◆ Aim ◆
Write out every line of the material as it stands, apart from the pictures.

◆ Supplied information ◆
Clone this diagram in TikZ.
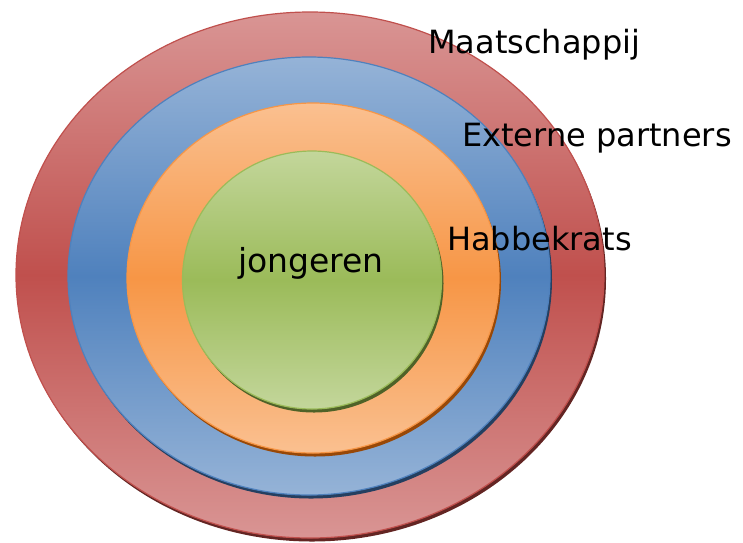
\documentclass[tikz,border=0pt]{standalone}
\usepackage{fontspec}
\setmainfont{DejaVu Sans}
\definecolor{redlt}{HTML}{D99594}
\definecolor{redmd}{HTML}{C0504D}
\definecolor{redsh}{HTML}{632523}
\definecolor{blult}{HTML}{95B3D7}
\definecolor{blumd}{HTML}{4F81BD}
\definecolor{blush}{HTML}{243F60}
\definecolor{orglt}{HTML}{FAC090}
\definecolor{orgmd}{HTML}{F79646}
\definecolor{orgsh}{HTML}{984807}
\definecolor{grnlt}{HTML}{C3D69B}
\definecolor{grnmd}{HTML}{9BBB59}
\definecolor{grnsh}{HTML}{4F6228}
\begin{document}
\begin{tikzpicture}[x=1pt,y=-1pt,
  ring/.style 2 args={draw=#2, line width=1.2pt, top color=#1, bottom color=#1, middle color=#2},
  lbl/.style={font=\fontsize{32}{36}\selectfont, anchor=base west, inner sep=0pt, text=black}]
\useasboundingbox (0,0) rectangle (743,542);
% red
\fill[redsh] (312,278.5) ellipse [x radius=294, y radius=263];
\path[ring={redlt}{redmd}] (310,275) ellipse [x radius=294, y radius=263];
% blue
\fill[blush] (311,279.5) ellipse [x radius=241, y radius=219];
\path[ring={blult}{blumd}] (309,276) ellipse [x radius=241, y radius=219];
% orange
\fill[orgsh] (315,281.5) ellipse [x radius=186, y radius=175];
\path[ring={orglt}{orgmd}] (313,278) ellipse [x radius=186, y radius=175];
% green
\fill[grnsh] (314,283.5) ellipse [x radius=129.5, y radius=129];
\path[ring={grnlt}{grnmd}] (312,280) ellipse [x radius=129.5, y radius=129];
% labels
\node[lbl] (maat) at (428,53) {Maatschappij};
\node[lbl] (ext) at (462,146) {Externe partners};
\node[lbl] (hab) at (447,250) {Habbekrats};
\node[lbl, font=\fontsize{33}{36}\selectfont] (jong) at (238,272) {jongeren};
\end{tikzpicture}
\end{document}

◆ Problem solution ◆
Clone this diagram in TikZ.
\documentclass[tikz,border=0pt]{standalone}
\usepackage{fontspec}
\setmainfont{DejaVu Sans}
\definecolor{redlt}{HTML}{D99594}
\definecolor{redmd}{HTML}{C0504D}
\definecolor{redsh}{HTML}{632523}
\definecolor{blult}{HTML}{95B3D7}
\definecolor{blumd}{HTML}{4F81BD}
\definecolor{blush}{HTML}{243F60}
\definecolor{orglt}{HTML}{FAC090}
\definecolor{orgmd}{HTML}{F79646}
\definecolor{orgsh}{HTML}{984807}
\definecolor{grnlt}{HTML}{C3D69B}
\definecolor{grnmd}{HTML}{9BBB59}
\definecolor{grnsh}{HTML}{4F6228}
\begin{document}
\begin{tikzpicture}[x=1pt,y=-1pt,
  ring/.style 2 args={draw=#2, line width=1.2pt, top color=#1, bottom color=#1, middle color=#2},
  lbl/.style={font=\fontsize{32}{36}\selectfont, anchor=base west, inner sep=0pt, text=black}]
\useasboundingbox (0,0) rectangle (743,542);
% red
\fill[redsh] (312,278.5) ellipse [x radius=294, y radius=263];
\path[ring={redlt}{redmd}] (310,275) ellipse [x radius=294, y radius=263];
% blue
\fill[blush] (311,279.5) ellipse [x radius=241, y radius=219];
\path[ring={blult}{blumd}] (309,276) ellipse [x radius=241, y radius=219];
% orange
\fill[orgsh] (315,281.5) ellipse [x radius=186, y radius=175];
\path[ring={orglt}{orgmd}] (313,278) ellipse [x radius=186, y radius=175];
% green
\fill[grnsh] (314,283.5) ellipse [x radius=129.5, y radius=129];
\path[ring={grnlt}{grnmd}] (312,280) ellipse [x radius=129.5, y radius=129];
% labels
\node[lbl] (maat) at (428,53) {Maatschappij};
\node[lbl] (ext) at (462,146) {Externe partners};
\node[lbl] (hab) at (447,250) {Habbekrats};
\node[lbl, font=\fontsize{33}{36}\selectfont] (jong) at (238,272) {jongeren};
\end{tikzpicture}
\end{document}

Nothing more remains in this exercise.